Cinq nouvelles (longues) années sont passées depuis la publication du remarquable "The Gathering Light", qui voyait Karnataka reprendre des couleurs après l'envol de la quasi-totalité de ses membres, et le groupe mené par Ian Jones nous produire un néo-progressif symphonique de toute beauté.
La vie n'étant pas un long fleuve tranquille, c'est à une nouvelle hémorragie que le duo restant Jones-à-la-basse et Pinna-aux-guitares a dû faire face, accueillant en son sein la soprano Hayley Griffiths, le claviériste turc Cagri Tozluoglu et un "petit frenchie" derrière les fûts, Jimmy Pallagrosi, ce quintet nous proposant en ce début d'année 2015 son cinquième album intitulé "Secrets of Angels".
La mise en bouche personnifiée par 'Road to Cairo' se révèle d'entrée plus qu'alléchante : le son est puissant, soutenu par une batterie lourde, les claviers néo-sympho emplissent l'espace et surtout, une mélodie passionnante aux contours orientalisants, portée par la voix sublime d'Hayley Griffiths, fait mouche immédiatement. Cinq minutes de pur bonheur.
La suite va malheureusement basculer du mauvais côté de la pièce : malgré une mise en place toujours aussi flamboyante, Karnataka convoque sur les six plages suivantes un côté pompeux lorgnant avec gourmandise vers le métal sympho des Nightwish et autres Within Temptation. Si 'Because of You' ou 'Borderline' font encore illusion, les mélodies deviennent plus quelconques et les morceaux se résument à des enchainements couplets/refrains fort convenus. De plus, il est laissé très peu de place aux parties instrumentales, et aucun véritable solo de guitare ou section de claviers autres que le maelström noyant le propos dans un déluge de couches sonores s'empilant les unes par-dessus les autres ne viennent varier le propos. Certes, ce souffle d'épopée épique proposé par les claviers pourrait coller à la BO d'un "Seigneur des Anneaux" ou toute autre fresque du même genre, mais on se trouve là plus dans la forme que sur le fond.

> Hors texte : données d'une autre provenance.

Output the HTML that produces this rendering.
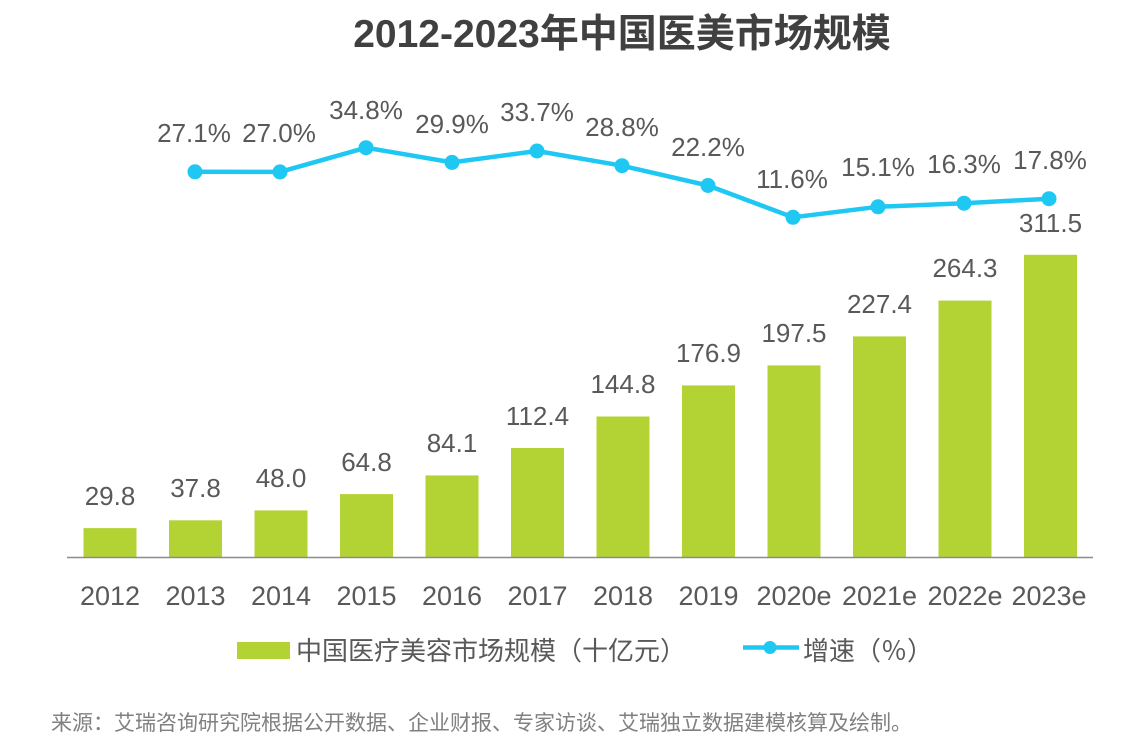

Pourtant, le talent de Karnataka revient nous exploser en pleine face sous la forme d'un titre épique de 20 minutes venant clôturer cette galette. Reprenant le fil de "The Gathering Light" en l'agrémentant de cette nouvelle dimension épique, le groupe parvient à se sublimer en nous offrant une pièce majeure propre à coller des frissons dans l'échine de n'importe quel être doté d'une oreille réceptrice. Après trois minutes d'une superbe mélodie celtique accompagnée par les flûtes de Troy Donockley, 'Secrets of Angels' prend son envol pour une première partie montant progressivement en puissance. Hayley Griffiths chante enfin sans doubler sa propre voix, et l'on profite ainsi sans réserve de son organe sublime.
La deuxième partie du morceau est tout aussi remarquable, commençant par une partie marillionesque que l'on croirait issue des sessions de "Clutching at Straws", et s'achevant par un final majestueux mêlant Uileann Pipes et (enfin !) un véritable solo de guitare déchirant l'âme de l'auditeur (3 minutes de pur bonheur), le tout servi par une puissante armée accompagnatrice.
Au moment d'évaluer cette galette, et malgré un final de toute beauté restant longtemps en mémoire, c'est un léger sentiment de déception qui prédomine, la faute à une partie centrale générant au fil des écoutes au mieux indifférence, au pire ennui. Libre à chacun de préférer la nouvelle orientation du groupe personnifiée par cette section pop-métallo-symphonique, ou pas. Pour ma part, le choix est vite fait.